Quinto Inuma - Screenshot

Quinto Inuma - Screenshot

"One more environmental defender who the Peruvian state failed to protect has been murdered in the Amazon," according to REPAM, a Catholic Church network that promotes the rights and dignity of people living in the Amazonian region. Quinto Inuma, a leader of the Kichwa community, was shot dead on 29 November in a remote part of the northern region of San Martin.

"We continue fighting to defend millions of lives, of ecosystems that are about to disappear," Inuma said in 2021 after denouncing death threats he received for defending ancestral territory. The threats became reality when he was ambushed by armed men as he travelled home by canoe after addressing a meeting of women environmental campaigners.

REPAM said government measures to protect defenders of human and environmental rights are "insufficient". The Mission in Peru of the Office of the United Nations High Commissioner for Human Rights called on authorities to investigate promptly. At least 30 environmental activists and community leaders have been killed in the Peruvian Amazon since 2020.

The death of Quinto Inuma highlights the impunity that prevails in cases of environmental crimes and violations of indigenous peoples' rights, and the urgent need to protect indigenous communities in the region and the realisation of their self-governance and land rights. Peruvian indigenous leaders at COP28 are demanding the activation of protocols to protect environmental defenders whose lives are at risk.

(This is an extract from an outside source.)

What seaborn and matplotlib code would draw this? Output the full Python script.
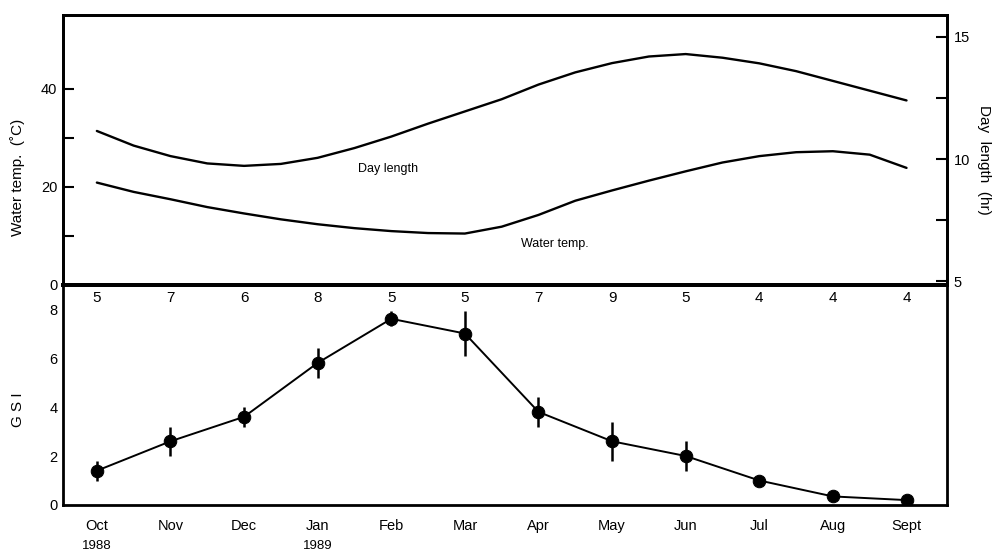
import numpy as np
import pandas as pd
import matplotlib
matplotlib.use("Agg")
import matplotlib.pyplot as plt
import seaborn as sns
from matplotlib.transforms import blended_transform_factory

# ---------------- data ----------------
months = ["Oct", "Nov", "Dec", "Jan", "Feb", "Mar", "Apr", "May", "Jun", "Jul", "Aug", "Sept"]
year_marks = ["1988", "", "", "1989", "", "", "", "", "", "", "", ""]
sample_n = [5, 7, 6, 8, 5, 5, 7, 9, 5, 4, 4, 4]
gsi_mean = [1.4, 2.6, 3.6, 5.8, 7.6, 7.0, 3.8, 2.6, 2.0, 1.0, 0.35, 0.2]
gsi_err = [0.4, 0.6, 0.4, 0.6, 0.3, 0.9, 0.6, 0.8, 0.6, 0.15, 0.05, 0.0]

# time in months since Oct 1988 (half-month readings of the smooth curves)
curve_time = [0, 0.5, 1, 1.5, 2, 2.5, 3, 3.5, 4, 4.5, 5, 5.5,
              6, 6.5, 7, 7.5, 8, 8.5, 9, 9.5, 10, 10.5, 11]
day_length = [11.15, 10.55, 10.12, 9.82, 9.72, 9.80, 10.05, 10.45, 10.92, 11.45, 11.95, 12.45,
              13.05, 13.55, 13.93, 14.20, 14.30, 14.15, 13.92, 13.60, 13.20, 12.80, 12.40]
water_temp = [20.9, 19.0, 17.5, 15.9, 14.6, 13.4, 12.4, 11.6, 11.0, 10.6, 10.5, 11.9,
              14.3, 17.2, 19.3, 21.3, 23.2, 25.0, 26.3, 27.1, 27.3, 26.6, 23.9]

month_idx = list(range(len(months)))
gsi_df = pd.DataFrame({"m": month_idx, "gsi": gsi_mean, "err": gsi_err, "n": sample_n})
curve_df = pd.DataFrame({"t": curve_time, "day": day_length, "temp": water_temp})

# ---------------- style ----------------
sns.set_theme(style="white")
plt.rcParams["font.family"] = ["Liberation Sans", "DejaVu Sans"]
plt.rcParams["axes.edgecolor"] = "black"
plt.rcParams["text.color"] = "black"
plt.rcParams["axes.labelcolor"] = "black"
plt.rcParams["xtick.color"] = "black"
plt.rcParams["ytick.color"] = "black"
plt.rcParams["lines.solid_capstyle"] = "round"
plt.rcParams["lines.solid_joinstyle"] = "round"

fig = plt.figure(figsize=(9.95, 5.53), dpi=100)
W, H = 995, 553
left, right = 63 / W, 947 / W
ax_top = fig.add_axes([left, 1 - 285 / H, right - left, 270 / H])
ax_bot = fig.add_axes([left, 1 - 505 / H, right - left, 220 / H])
ax_day = ax_top.twinx()

xlim = (-0.46, 11.55)
lw_spine = 2.0

# ---------------- top panel ----------------
sns.lineplot(data=curve_df, x="t", y="temp", ax=ax_top, color="black", lw=1.7, legend=False)
sns.lineplot(data=curve_df, x="t", y="day", ax=ax_day, color="black", lw=1.7, legend=False)

ax_top.set_xlim(*xlim)
ax_top.set_ylim(0, 55.1)
ax_day.set_ylim(4.84, 15.9)
ax_top.set_xticks([])
ax_top.set_xlabel("")
ax_top.set_ylabel("")
ax_day.set_ylabel("")
ax_top.set_yticks([0, 10, 20, 30, 40])
ax_top.set_yticklabels(["0", "", "20", "", "40"])
ax_day.set_yticks([5, 7.5, 10, 12.5, 15])
ax_day.set_yticklabels(["5", "", "10", "", "15"])
ax_top.tick_params(axis="y", direction="in", length=8, width=1.5, labelsize=10.5, pad=4)
ax_day.tick_params(axis="y", direction="in", length=8, width=1.5, labelsize=10.5, pad=5)

for a in (ax_top, ax_day):
    for s in a.spines.values():
        s.set_linewidth(lw_spine)
        s.set_color("black")
ax_top.spines["bottom"].set_linewidth(2.8)

ax_top.text(3.95, 23.7, "Day length", fontsize=9, ha="center", va="center")
ax_top.text(6.22, 8.4, "Water temp.", fontsize=9, ha="center", va="center")

# ---------------- bottom panel ----------------
ax_bot.vlines(gsi_df["m"], gsi_df["gsi"] - gsi_df["err"], gsi_df["gsi"] + gsi_df["err"],
              color="black", lw=1.8, zorder=3)
sns.lineplot(data=gsi_df, x="m", y="gsi", ax=ax_bot, color="black", lw=1.4,
             marker="o", markersize=9, markeredgecolor="black", markerfacecolor="black",
             legend=False, zorder=4)

ax_bot.set_xlim(*xlim)
ax_bot.set_ylim(0, 8.98)
ax_bot.set_xlabel("")
ax_bot.set_ylabel("")
ax_bot.set_yticks([0, 2, 4, 6, 8])
ax_bot.tick_params(axis="y", direction="in", length=8, width=1.5, labelsize=10.5, pad=4)

ax_bot.set_xticks(month_idx)
ax_bot.set_xticklabels(months, fontsize=10.5, va="top")
ax_bot.set_xticks([i + 0.5 for i in month_idx[:-1]], minor=True)
ax_bot.tick_params(axis="x", which="major", length=0, pad=10)
ax_bot.tick_params(axis="x", which="minor", direction="out", length=8, width=1.5)

trans_x = blended_transform_factory(ax_bot.transData, fig.transFigure)
for m, y in zip(month_idx, year_marks):
    if y:
        ax_bot.text(m, 1 - 546 / H, y, transform=trans_x, ha="center", va="center",
                    fontsize=9.5, clip_on=False)

for s in ax_bot.spines.values():
    s.set_linewidth(lw_spine)
    s.set_color("black")
ax_bot.spines["top"].set_linewidth(2.8)

trans = blended_transform_factory(ax_bot.transData, ax_bot.transAxes)
for m, n in zip(month_idx, sample_n):
    ax_bot.text(m, 0.94, str(n), transform=trans, ha="center", va="center", fontsize=11)

# ---------------- axis titles ----------------
fig.text(18 / W, 1 - 177 / H, "Water temp.  (˚C)", rotation=90, ha="center", va="center", fontsize=11)
fig.text(984 / W, 1 - 160 / H, "Day  length  (hr)", rotation=270, ha="center", va="center", fontsize=11)
fig.text(18 / W, 1 - 410 / H, "G S I", rotation=90, ha="center", va="center", fontsize=11)

fig.savefig("out.png", dpi=100, facecolor="white")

"Environmental defenders have been under constant threat in Peru over many years," says Columban priest Fr Kevin McDonagh who is now based in Britain after 35 years on mission in Peru; "they are harassed both by illegal loggers and drug traffickers and, unfortunately, given little or no protection by police and State authorities." He adds that, "due to corruption at every level of the State it is rare that anyone is brought to justice; indigenous peoples and their leaders are regarded as second-class citizens."